Thailand’s economy is rapidly gaining momentum on loose monetary and fiscal policies, but it may be growing too quickly for its own good, according to Nomura Research.
Thai authorities have insisted that they remain conscious of not compromising fiscal sustainability. The medium-term fiscal plan, which incorporates large-scale infrastructure spending, is to keep public debt below 50 per cent of gross domestic product, allowing a 10-percentage-point buffer against external shocks given the legal limit of 60 per cent of GDP. Authorities envisage a balanced budget by 2017, which implies that short-term measures that were criticised as populist are likely to be allowed to expire.
Nomura maintains its economic growth forecast for Thailand – 4.5 per cent versus 6.4 per cent last year – but is biased towards an upward revision. At this level, Thailand will outperform all countries in Southeast Asia except Indonesia, which is expected to expand by 6.1 per cent this year. Given the robust outlook, Nomura is comfortable with its forecast that the Bank of Thailand will keep its policy rate unchanged through 2013.This assumed that inflation would not breach the target.
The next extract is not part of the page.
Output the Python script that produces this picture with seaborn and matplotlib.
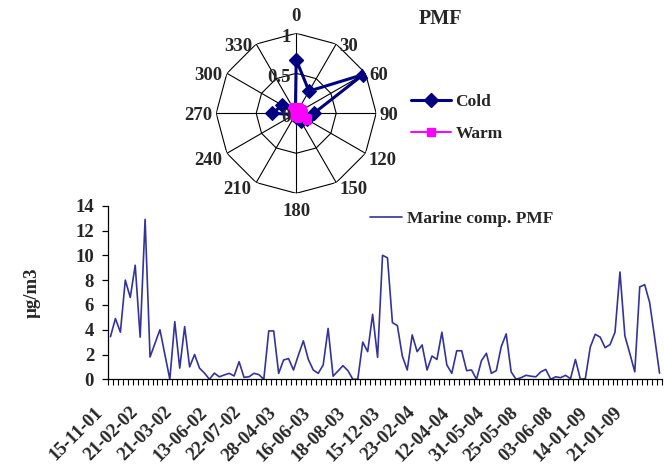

While inflation is still low, domestic demand is very strong.”In our view, if the BOT had it its way, it would hike policy rates in the second half, but it faces strong political pressure to cut the policy rate further in a bid to stem the baht appreciation.”
On political risk, Nomura said discussion of the amnesty bill is ongoing, while the referendum on the constitutional amendment may be delayed, suggesting Prime Minister Yingluck Shinawatra is taking a more a practical approach and not pushing the agenda too hard. Overall, the political environment remains calm, but there are potential flashpoints.